Barenbaum brought back a designer who'd left the company under Nagler, and she undertook a wholesale reworking of the company's apparel lines.
Early consumer response was encouraging, but it soon became apparent that customers were balking at having to pay higher prices for design frills than they didn't especially need or want.
To show me what that means, Monica Dahl, who directs the company's overall strategy and e-commerce operations, pulled a shimmering, blue-green jacket from a headless mannequin in one of the company's conference rooms. The fabric, silky to the touch, and the ruffles and belt make it too dressy for casual wear and, at $79, too pricey for customers who typically spend less than $50 for an item.

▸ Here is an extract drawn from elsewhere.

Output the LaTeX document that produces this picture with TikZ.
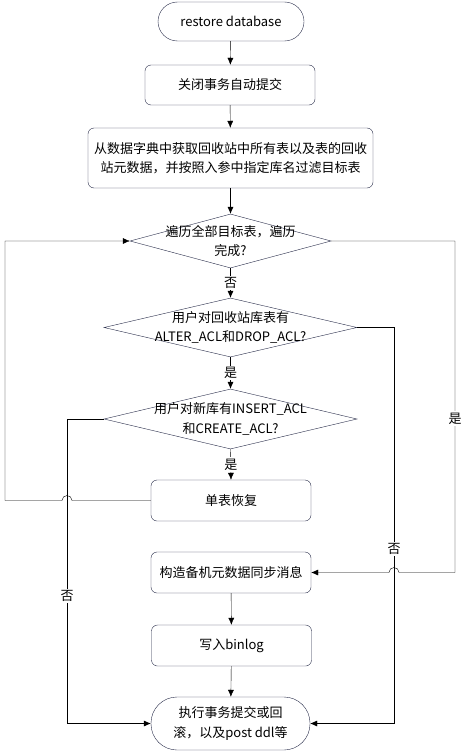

"Our customers will pay higher prices for designs that are versatile and classic," Dahl said. "Our mistake was offering too many products at the higher price points."
Barenbaum faults himself. "We were so excited about offering her something new that we weren't as disciplined as we should have been on pricing."
To make sure that doesn't happen again, Barenbaum has hired new operations heads for both the Christopher & Banks and CJ Banks units, a layer of management that had been stripped out in recent years.
Howard Tubin, an analyst with RBC Capital Markets who has followed the company for about a decade, notes that all specialty retailers are suffering. Department stores are courting 40- to 60-year-old women more aggressively, and some have shifted their spending to Target and Kohl's.
"I think Larry is doing a lot of good," Tubin said. "But it's unclear how long it's going to take" to turn the corner financially.
Barenbaum, who joined the Christopher & Banks board in the mid-1990s, wishes that the economy were stronger and that he had more money to spend on advertising. Still, a concerted direct-mail campaign between August and October resulted in purchases from 182,000 formerly lapsed customers.
Maybe Mary likes what she sees so far.